Why a recent supply-chain attack singled out security firms Checkmarx and Bitwarden

Supply-chain attacks have become the preferred weapon of sophisticated threat actors precisely because they exploit the implicit trust that organisations place in the tools they use to build secure software. There is a particular, unsettling logic, then, to a recent campaign that targeted not ordinary enterprises but the security industry itself — specifically singling out users of Checkmarx, a leading application security testing platform, and Bitwarden, one of the most widely adopted open-source password managers. When the attackers chose their targets, they were not going after the weakest link. They were going after the people whose job it is to find weak links.

The attack, uncovered by researchers at supply-chain security firm Arborist Security in late April 2026, involved a cluster of malicious packages published to the npm registry under names carefully crafted to resemble legitimate dependencies used by both Checkmarx’s developer toolchain and Bitwarden’s browser extension build pipeline. The technique — known as dependency confusion or namespace confusion — exploits the way package managers resolve private versus public package registries. An attacker publishes a malicious package with the same name as an internal private package but with a higher version number; package managers that are not explicitly configured to prefer the private registry will silently download and execute the malicious public version instead.

What distinguished this campaign from the hundreds of similar attacks documented over the past three years was its precision. The malicious packages contained functionality that would only activate in environments where specific environment variables and file system paths associated with Checkmarx and Bitwarden development workflows were present. This level of operational specificity suggests the attackers had conducted substantial reconnaissance — likely by studying open-source code, developer conference talks, job postings, and any leaked configuration details — before crafting their payload. “This is not a spray-and-pray campaign,” said Omar Karimov, principal threat analyst at Arborist Security. “Whoever built these packages understood how these organisations structure their build environments in considerable detail. That knowledge had to come from somewhere.”

The choice of targets was strategically elegant. Compromising a developer machine at a security testing company like Checkmarx could yield access to vulnerability data for hundreds of the company’s enterprise customers, intelligence about unpatched flaws in widely-deployed software, and potentially the ability to manipulate scan results — creating a false sense of security in applications that are actively vulnerable. Compromising Bitwarden’s build pipeline carried different but equally severe implications: a tampered browser extension, distributed through official channels to millions of users, could silently exfiltrate stored credentials at scale. Neither attack succeeded in reaching production systems, according to statements from both companies, but the attempt itself revealed the ambition of whoever was behind the campaign.

Security researchers and industry observers have noted a troubling escalation in the sophistication of supply-chain attacks targeting the security sector specifically. Several high-profile incidents over the past two years have involved threat actors compromising security vendors as a pathway to their customers, effectively inverting the traditional attacker-defender dynamic. When the people selling the locks become the target, the implications for everyone who bought those locks become uncomfortable. “There is an irony that is not lost on anyone in this industry,” said Dr. Yasmine Fouad, director of the Cairo Centre for Digital Security Research. “The implicit promise of security tooling is that it has been built with more rigour than ordinary software. These attacks are a deliberate assault on that promise.”

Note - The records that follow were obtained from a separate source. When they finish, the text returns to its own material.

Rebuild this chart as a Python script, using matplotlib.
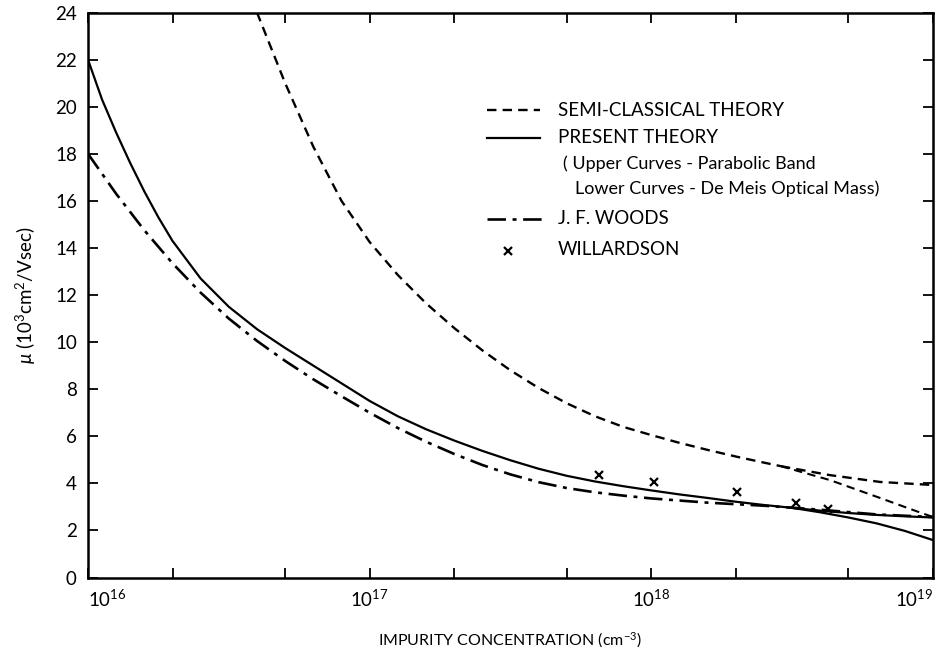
import matplotlib
matplotlib.use('Agg')
import matplotlib.pyplot as plt
from matplotlib.lines import Line2D
from matplotlib.ticker import LogLocator, NullFormatter

plt.rcParams['font.family'] = ['Lato', 'DejaVu Sans']
plt.rcParams['mathtext.fontset'] = 'custom'
plt.rcParams['mathtext.rm'] = 'Lato'
plt.rcParams['mathtext.it'] = 'Lato:italic'

# semi-classical theory (dashed): shared part, then upper / lower branch
semi_x = [3.981e16, 5.012e16, 6.310e16, 7.943e16, 1.0e17, 1.259e17, 1.585e17, 1.995e17,
          2.512e17, 3.162e17, 3.981e17, 5.012e17, 6.310e17, 7.943e17, 1.0e18, 1.259e18,
          1.585e18, 1.995e18, 2.512e18, 2.884e18]
semi_y = [24.0, 21.0, 18.3, 16.0, 14.25, 12.85, 11.65, 10.6, 9.65, 8.8, 8.05, 7.4, 6.85,
          6.4, 6.05, 5.72, 5.42, 5.14, 4.88, 4.73]
semi_up_x = [2.884e18, 4.305e18, 6.486e18, 1.0e19]
semi_up_y = [4.73, 4.35, 4.06, 3.93]
semi_lo_x = [2.884e18, 4.305e18, 6.486e18, 8.492e18, 1.0e19]
semi_lo_y = [4.73, 4.14, 3.38, 2.87, 2.57]

# present theory (solid): shared part, then parabolic band / De Meis branch
pres_x = [1.0e16, 1.122e16, 1.259e16, 1.413e16, 1.585e16, 1.778e16, 1.995e16, 2.512e16,
          3.162e16, 3.981e16, 5.012e16, 6.310e16, 7.943e16, 1.0e17, 1.259e17, 1.585e17,
          1.995e17, 2.512e17, 3.162e17, 3.981e17, 5.012e17, 6.310e17, 7.943e17, 1.0e18,
          1.259e18, 1.585e18, 1.995e18, 2.512e18, 3.162e18]
pres_y = [22.0, 20.3, 18.9, 17.6, 16.4, 15.3, 14.3, 12.7, 11.5, 10.55, 9.75, 9.0, 8.25,
          7.5, 6.85, 6.3, 5.82, 5.38, 4.98, 4.62, 4.32, 4.08, 3.88, 3.7, 3.53, 3.38, 3.22,
          3.08, 2.96]
pres_up_x = [3.162e18, 3.981e18, 5.012e18, 6.310e18, 7.943e18, 1.0e19]
pres_up_y = [2.96, 2.84, 2.74, 2.66, 2.6, 2.55]
pres_lo_x = [3.162e18, 3.981e18, 5.012e18, 6.310e18, 7.943e18, 1.0e19]
pres_lo_y = [2.96, 2.77, 2.55, 2.3, 1.98, 1.59]

# J. F. Woods (dash-dot)
woods_x = [1.0e16, 1.259e16, 1.585e16, 1.995e16, 2.512e16, 3.162e16, 3.981e16, 5.012e16,
           6.310e16, 7.943e16, 1.0e17, 1.259e17, 1.585e17, 1.995e17, 2.512e17, 3.162e17,
           3.981e17, 5.012e17, 6.310e17, 7.943e17, 1.0e18, 1.585e18, 2.512e18, 3.981e18,
           6.310e18, 1.0e19]
woods_y = [18.0, 16.3, 14.75, 13.35, 12.1, 11.0, 10.05, 9.2, 8.42, 7.7, 7.0, 6.35, 5.77,
           5.25, 4.78, 4.38, 4.05, 3.8, 3.62, 3.48, 3.36, 3.18, 3.05, 2.88, 2.68, 2.57]

# Willardson (x markers)
will_x = [6.52e17, 1.02e18, 2.01e18, 3.26e18, 4.24e18]
will_y = [4.35, 4.06, 3.63, 3.16, 2.91]

x_ticks = [1e16, 1e17, 1e18, 1e19]
x_tick_labels = ['$10^{16}$', '$10^{17}$', '$10^{18}$', '$10^{19}$']
y_ticks = list(range(0, 25, 2))

fig = plt.figure(figsize=(9.37, 6.58), dpi=100)
ax = fig.add_axes([0.0939, 0.1223, 0.9018, 0.8587])

dash = (0, (4, 2.6))
dashdot = (0, (7, 2.5, 1.5, 2.5))

ax.plot(semi_x, semi_y, color='black', lw=1.7, linestyle=dash)
ax.plot(semi_up_x, semi_up_y, color='black', lw=1.7, linestyle=dash)
ax.plot(semi_lo_x, semi_lo_y, color='black', lw=1.5, linestyle=dash)
ax.plot(pres_x, pres_y, color='black', lw=1.6)
ax.plot(pres_up_x, pres_up_y, color='black', lw=1.6)
ax.plot(pres_lo_x, pres_lo_y, color='black', lw=1.6)
ax.plot(woods_x, woods_y, color='black', lw=1.9, linestyle=dashdot)
ax.plot(will_x, will_y, linestyle='none', marker='x', color='black', ms=6, mew=1.6)

ax.set_xscale('log')
ax.set_xlim(1e16, 1e19)
ax.set_ylim(0, 24)
ax.set_yticks(y_ticks)
ax.set_xticks(x_ticks, x_tick_labels)
ax.xaxis.set_minor_locator(LogLocator(base=10, subs=(2.0, 5.0), numticks=10))
ax.xaxis.set_minor_formatter(NullFormatter())

for s in ax.spines.values():
    s.set_linewidth(1.8)
ax.tick_params(which='both', direction='in', top=True, right=True, length=7,
               width=1.3, labelsize=13.5)
ax.tick_params(axis='y', pad=8)
ax.tick_params(axis='x', pad=8)
xl = ax.get_xticklabels()
xl[0].set_ha('left')
xl[-1].set_ha('right')

ax.set_xlabel('IMPURITY CONCENTRATION (cm$^{-3}$)', fontsize=11.5, labelpad=15)
ax.set_ylabel(r'$\mu$ (10$^3$cm$^2$/Vsec)', fontsize=13.5, labelpad=12)

# legend block
tr = ax.transAxes
ax.add_line(Line2D([0.472, 0.535], [0.827, 0.827], transform=tr, color='black',
                   lw=1.7, linestyle=dash))
ax.text(0.556, 0.827, 'SEMI-CLASSICAL THEORY', transform=tr, va='center', fontsize=13.5)
ax.add_line(Line2D([0.472, 0.535], [0.778, 0.778], transform=tr, color='black', lw=1.6))
ax.text(0.556, 0.778, 'PRESENT THEORY', transform=tr, va='center', fontsize=13.5)
ax.text(0.562, 0.732, '( Upper Curves - Parabolic Band', transform=tr, va='center',
        fontsize=13)
ax.text(0.576, 0.688, 'Lower Curves - De Meis Optical Mass)', transform=tr, va='center',
        fontsize=13)
ax.add_line(Line2D([0.472, 0.537], [0.635, 0.635], transform=tr, color='black',
                   lw=1.9, linestyle=dashdot))
ax.text(0.556, 0.635, 'J. F. WOODS', transform=tr, va='center', fontsize=13.5)
ax.add_line(Line2D([0.497], [0.578], transform=tr, color='black', linestyle='none',
                   marker='x', ms=6, mew=1.6))
ax.text(0.556, 0.580, 'WILLARDSON', transform=tr, va='center', fontsize=13.5)

fig.savefig('out.png', dpi=100)
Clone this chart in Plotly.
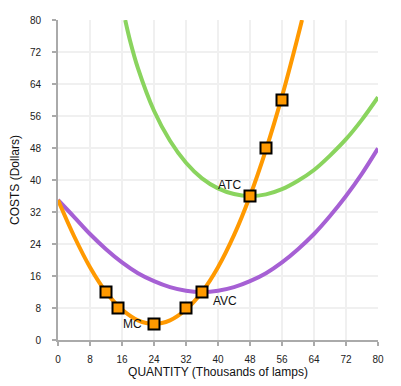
import plotly.graph_objects as go

# Marginal cost curve
mc_q = [0, 4, 8, 12, 16, 20, 24, 28, 32, 36, 40, 44, 48, 52, 56, 60, 61]
mc_v = [35, 26.0, 18.2, 12, 7.6, 4.9, 4, 4.9, 7.6, 12, 18.2, 26.2, 36, 47.6, 60.9, 76, 80]

# Average variable cost curve
avc_q = [0, 4, 8, 12, 16, 20, 24, 28, 32, 36, 40, 44, 48, 52, 56, 60, 64, 68, 72, 76, 80]
avc_v = [35, 30.8, 26.5, 22.7, 19.4, 16.7, 14.7, 13.2, 12.3, 12, 12.3, 13.2, 14.7, 16.7,
         19.4, 22.7, 26.5, 31.0, 36, 41.6, 47.9]

# Average total cost curve
atc_q = [16.8, 18, 20, 24, 28, 32, 36, 40, 44, 48, 52, 56, 60, 64, 68, 72, 76, 80]
atc_v = [80, 74.9, 67.9, 57.3, 49.8, 44.3, 40.4, 37.9, 36.5, 36.0, 36.4, 37.7, 39.8,
         42.5, 46.1, 50.2, 55.1, 60.7]

# Highlighted points on MC
pt_q = [12, 15, 24, 32, 36, 48, 52, 56]
pt_v = [12, 8, 4, 8, 12, 36, 48, 60]

ticks = [0, 8, 16, 24, 32, 40, 48, 56, 64, 72, 80]

ORANGE = "#FF9900"
GREEN = "#8AD45E"
PURPLE = "#A660D4"

fig = go.Figure()
fig.add_trace(go.Scatter(x=atc_q, y=atc_v, mode="lines", line=dict(color=GREEN, width=4, shape="spline"),
                         hoverinfo="skip"))
fig.add_trace(go.Scatter(x=avc_q, y=avc_v, mode="lines", line=dict(color=PURPLE, width=4, shape="spline"),
                         hoverinfo="skip"))
fig.add_trace(go.Scatter(x=mc_q, y=mc_v, mode="lines", line=dict(color=ORANGE, width=4, shape="spline"),
                         hoverinfo="skip"))
fig.add_trace(go.Scatter(x=pt_q, y=pt_v, mode="markers",
                         marker=dict(symbol="square", size=11, color=ORANGE,
                                     line=dict(color="black", width=2))))

annots = [("ATC", 42.8, 38.8), ("AVC", 41.8, 9.8), ("MC", 18.6, 4)]
for t, x, y in annots:
    fig.add_annotation(x=x, y=y, text=t, showarrow=False, font=dict(size=12, color="#111"))

axis_common = dict(range=[0, 80], tickvals=ticks, showgrid=True, gridcolor="#F0F0F0", gridwidth=2,
                   zeroline=False, showline=True, linecolor="#AAAAAA", linewidth=2,
                   ticks="outside", ticklen=4, tickwidth=2, tickcolor="#AAAAAA",
                   tickfont=dict(size=10, color="#222", family="Arial, Liberation Sans"),
                   fixedrange=True, automargin=False)

fig.update_layout(
    width=401, height=386,
    margin=dict(l=58, r=23, t=20, b=46),
    paper_bgcolor="white", plot_bgcolor="white",
    showlegend=False,
    font=dict(family="Arial, Liberation Sans", color="#111"),
    xaxis=dict(**axis_common, ticklabelstandoff=5,
               title=dict(text="QUANTITY (Thousands of lamps)", font=dict(size=12), standoff=4)),
    yaxis=dict(**axis_common, ticklabelstandoff=9,
               title=dict(text="COSTS (Dollars)", font=dict(size=12), standoff=8)),
)

fig.write_html("out.html")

From a technical standpoint, the remediation for dependency confusion attacks is well understood: organisations should use explicit scope configuration in their package manager settings, enforce private registry precedence, implement integrity verification for all dependencies, and conduct regular audits of their dependency trees. The challenge is that these controls require consistent implementation across complex, distributed build systems, and even security-conscious organisations accumulate technical debt in their development pipelines. Checkmarx has since published an updated developer security guide addressing registry configuration; Bitwarden has implemented additional integrity checks in its release pipeline and is conducting a full audit of its build infrastructure.

The broader policy implication is that software supply-chain security cannot be treated as an add-on concern managed at the level of individual organisations. The npm registry alone hosts over two million packages, and the volunteer moderation capacity available to identify and remove malicious packages is vastly outpaced by the rate of new submissions. The Open Source Security Foundation has advocated for a model in which major package registries implement automated behavioural analysis of new package submissions, flagging those that contain environment-detection logic or unusual network call patterns for human review before they become publicly accessible. Progress has been made — npm, PyPI, and RubyGems have all expanded their automated scanning capabilities — but the cat-and-mouse dynamic between registry defenders and sophisticated attackers continues to evolve rapidly.

For security leaders across the region and beyond, the Checkmarx-Bitwarden incident is a reminder that vendor trust is not a binary state. The organisations you rely on to secure your systems are themselves attack surfaces, and understanding the security posture of your tool vendors — including their build pipeline security, their dependency management practices, and their incident response capabilities — is a legitimate and increasingly necessary part of enterprise security governance. The attackers who designed this campaign understood that premise thoroughly. The question is whether defenders are prepared to reason at the same level of abstraction.